In “Segregation, race, and charter schools: What do we know?” Brookings Senior Fellows Grover J. “Russ” Whitehurst and Richard Reeves, along with Senior Research Assistant Edward Rodrigue, find that poverty—not race—is the real challenge for segregated schools, and that improving school quality is key to closing racial achievement gaps.
Examining empirical research that measures the effect of interventions to provide low-income and minority students with access to higher-performing and more racially heterogeneous schools, the authors conclude that positive impacts on student achievement are driven by school quality.
Looking at trends in racial segregation over time, the authors find that changes in schools’ racial makeup in recent decades have been driven largely by the increase in the Hispanic and Asian American populations. While black and white students have become much more likely to share classrooms with Hispanics, blacks and whites are not more likely to share classrooms with each other than they were decades ago—the original intent of the Brown v. Board of Education landmark Supreme Court ruling that desegregated schools 60 years ago.
But while many school districts are less racially segregated, school segregation by family income has increased since 1990 both within and between school districts. The authors note that race and economic status are of course highly correlated, with black students four times as likely to be in a high-poverty school as a low-poverty one; for whites the ratio is the other way round.
The authors also focus on how charter school systems influence segregation, finding that while national averages show that charters serve almost equal numbers of white, black, and Hispanic students, individual charter schools are generally more racially segregated than traditional public schools that serve the same geographical area. In urban areas, the charter schools into which black students transfer from traditional public schools are substantially more segregated racially than the traditional public schools from which they exit. Despite that segregation, studies of urban charter schools present compelling evidence that high quality urban charters can overcome the effects of school segregation on student achievement.

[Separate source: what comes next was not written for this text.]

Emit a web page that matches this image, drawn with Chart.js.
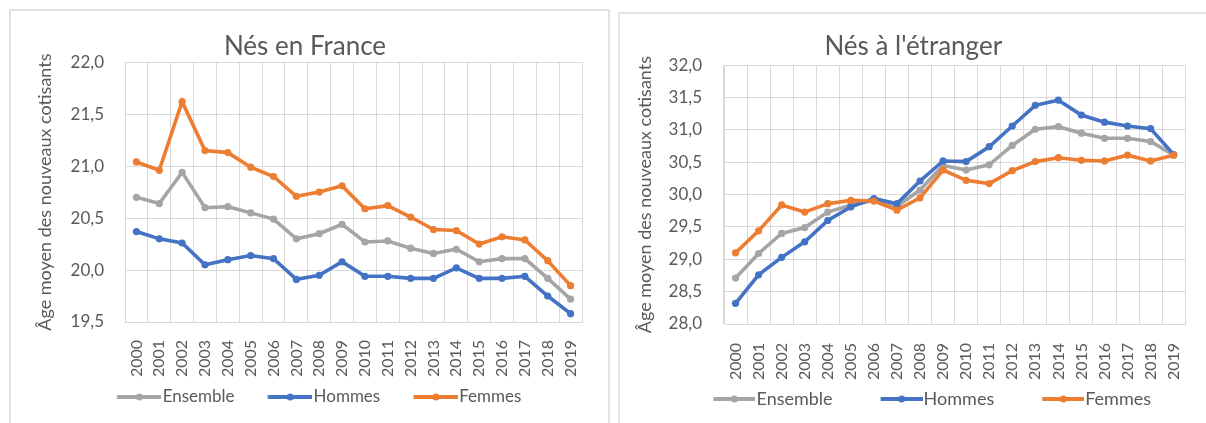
<!DOCTYPE html>
<html><head><meta charset="utf-8">
<script src="https://cdn.jsdelivr.net/npm/chart.js@4.4.0/dist/chart.umd.min.js"></script>
<style>
html,body{margin:0;padding:0;background:#fff;overflow:hidden;width:1206px;height:423px;}
.box{position:absolute;border:2px solid #e2e2e2;box-sizing:border-box;}
canvas{position:absolute;}
</style></head><body>
<div class="box" style="left:9px;top:9px;width:601px;height:430px"></div>
<div class="box" style="left:618px;top:12px;width:600px;height:430px"></div>
<canvas id="c1" width="597" height="412" style="left:11px;top:11px"></canvas>
<canvas id="c2" width="592" height="412" style="left:620px;top:11px"></canvas>
<script>
const years = ['2000','2001','2002','2003','2004','2005','2006','2007','2008','2009','2010','2011','2012','2013','2014','2015','2016','2017','2018','2019'];
const seriesNames = ['Ensemble','Hommes','Femmes'];
const seriesColors = ['#A5A5A5','#4472C4','#ED7D31'];
const yAxisTitle = 'Âge moyen des nouveaux cotisants';

const franceTitle = 'Nés en France';
const franceEnsemble = [20.70,20.64,20.94,20.60,20.61,20.55,20.49,20.30,20.35,20.44,20.27,20.28,20.21,20.16,20.20,20.08,20.11,20.11,19.92,19.72];
const franceHommes   = [20.37,20.30,20.26,20.05,20.10,20.14,20.11,19.91,19.95,20.08,19.94,19.94,19.92,19.92,20.02,19.92,19.92,19.94,19.75,19.58];
const franceFemmes   = [21.04,20.96,21.62,21.15,21.13,20.99,20.90,20.71,20.75,20.81,20.59,20.62,20.51,20.39,20.38,20.25,20.32,20.29,20.09,19.85];
const franceTicks = [19.5,20.0,20.5,21.0,21.5,22.0];

const etrangerTitle = "Nés à l'étranger";
const etrangerEnsemble = [28.71,29.09,29.40,29.49,29.73,29.84,29.91,29.82,30.07,30.45,30.38,30.46,30.76,31.01,31.05,30.95,30.87,30.87,30.82,30.61];
const etrangerHommes   = [28.32,28.76,29.03,29.27,29.60,29.81,29.94,29.86,30.21,30.52,30.51,30.74,31.06,31.38,31.46,31.23,31.12,31.06,31.02,30.62];
const etrangerFemmes   = [29.10,29.44,29.84,29.73,29.86,29.91,29.90,29.76,29.95,30.38,30.22,30.17,30.37,30.51,30.57,30.53,30.52,30.61,30.52,30.61];
const etrangerTicks = [28.0,28.5,29.0,29.5,30.0,30.5,31.0,31.5,32.0];

const TXT = '#595959';
const GRID = '#D9D9D9';

// legend symbol: canvas of width cw, with the line (length len) drawn in its right part
function legendIcon(color, cw, len) {
  const c = document.createElement('canvas');
  c.width = cw; c.height = 10;
  const g = c.getContext('2d');
  const x0 = cw - len;
  g.strokeStyle = color; g.lineWidth = 4; g.lineCap = 'butt';
  g.beginPath(); g.moveTo(x0, 5); g.lineTo(cw, 5); g.stroke();
  g.fillStyle = color; g.beginPath(); g.arc(x0 + len / 2, 5, 3.5, 0, Math.PI * 2); g.fill();
  return c;
}

const shiftLegend = {
  id: 'shiftLegend',
  afterLayout(chart, args, opts) {
    const l = chart.legend;
    if (l && opts && opts.dx) { l.left += opts.dx; l.right += opts.dx; }
  }
};

function makeChart(id, title, series, ticks, g) {
  const datasets = series.map((vals, i) => ({
    label: seriesNames[i],
    data: vals,
    borderColor: seriesColors[i],
    backgroundColor: seriesColors[i],
    pointBackgroundColor: seriesColors[i],
    pointBorderWidth: 0,
    pointRadius: 3.6,
    borderWidth: 3.6,
    tension: 0,
    order: 2 - i
  }));
  const iconW = g.legendBox + g.legendFont - 2;
  return new Chart(document.getElementById(id), {
    type: 'line',
    data: { labels: years, datasets },
    plugins: [shiftLegend],
    options: {
      responsive: false,
      animation: false,
      devicePixelRatio: 1,
      layout: { padding: { left: 0, right: g.padRight, top: 0, bottom: g.padBottom } },
      plugins: {
        shiftLegend: { dx: g.legendDx },
        tooltip: { enabled: false },
        title: {
          display: true, text: title, color: TXT,
          font: { family: 'Lato', size: 26, weight: 'normal' },
          padding: { top: 20, bottom: g.titleBottom }
        },
        legend: {
          position: 'bottom',
          labels: {
            color: TXT,
            font: { family: 'Lato', size: g.legendFont },
            usePointStyle: true,
            pointStyleWidth: g.legendBox,
            padding: g.legendPad,
            generateLabels: (chart) => chart.data.datasets.map((ds, i) => ({
              text: ds.label,
              pointStyle: legendIcon(ds.borderColor, iconW, g.legendLine),
              fillStyle: ds.borderColor, strokeStyle: ds.borderColor,
              lineWidth: 0, hidden: false, datasetIndex: i, fontColor: TXT
            }))
          }
        }
      },
      scales: {
        x: {
          type: 'category',
          offset: true,
          grid: { offset: true, color: GRID, lineWidth: 1, drawTicks: false },
          border: { color: GRID, width: 1 },
          ticks: {
            color: TXT, font: { family: 'Lato', size: 16 },
            minRotation: 90, maxRotation: 90, padding: g.xTickPad, autoSkip: false
          },
          afterFit: (s) => { s.height = g.xHeight; }
        },
        y: {
          min: ticks[0], max: ticks[ticks.length - 1],
          afterBuildTicks: (s) => { s.ticks = ticks.map(v => ({ value: v })); },
          grid: { color: GRID, lineWidth: 1, drawTicks: false },
          border: { color: GRID, width: 1 },
          ticks: {
            color: TXT, font: { family: 'Lato', size: 17 }, padding: g.yTickPad,
            callback: (v) => Number(v).toFixed(1).replace('.', ',')
          },
          title: {
            display: true, text: yAxisTitle, color: TXT,
            font: { family: 'Lato', size: 18 },
            padding: { top: g.yTitlePad, bottom: 0 }
          },
          afterFit: (s) => { s.width = g.yWidth; }
        }
      }
    }
  });
}

function draw() {
  makeChart('c1', franceTitle, [franceEnsemble, franceHommes, franceFemmes], franceTicks, {
    padRight: 9, padBottom: 7.5, titleBottom: 0, legendDx: -0.5,
    legendFont: 17, legendBox: 66.5, legendLine: 45, legendPad: 4,
    xTickPad: 18, xHeight: 62.5, yTickPad: 21, yTitlePad: 23.2, yWidth: 114
  });
  makeChart('c2', etrangerTitle, [etrangerEnsemble, etrangerHommes, etrangerFemmes], etrangerTicks, {
    padRight: 5.5, padBottom: 5, titleBottom: 3, legendDx: -3,
    legendFont: 18, legendBox: 78, legendLine: 42, legendPad: 4,
    xTickPad: 19, xHeight: 62, yTickPad: 22, yTitlePad: 14.2, yWidth: 104
  });
}
if (document.fonts && document.fonts.load) {
  Promise.all([document.fonts.load('17px Lato'), document.fonts.load('26px Lato')]).then(draw, draw);
} else { draw(); }
</script>
</body></html>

The authors conclude, “The U.S. is an increasingly diverse nation, but remains a highly segregated one. Our schools reflect both our separateness and our inequality…The desire for more integrated schools is understandable. But it is helpful to be as clear as possible about what lies behind that desire. If the main objective is to narrow racial achievement gaps, we need to understand to what extent, and in what way, segregation influences those gaps. The weight of evidence suggests that, at least in the context of the education system, the worse educational outcomes for minority students are the result not of the racial composition of their schools, but the economic backgrounds of their fellow students, and the quality of the school itself—both of which are strongly correlated with race.”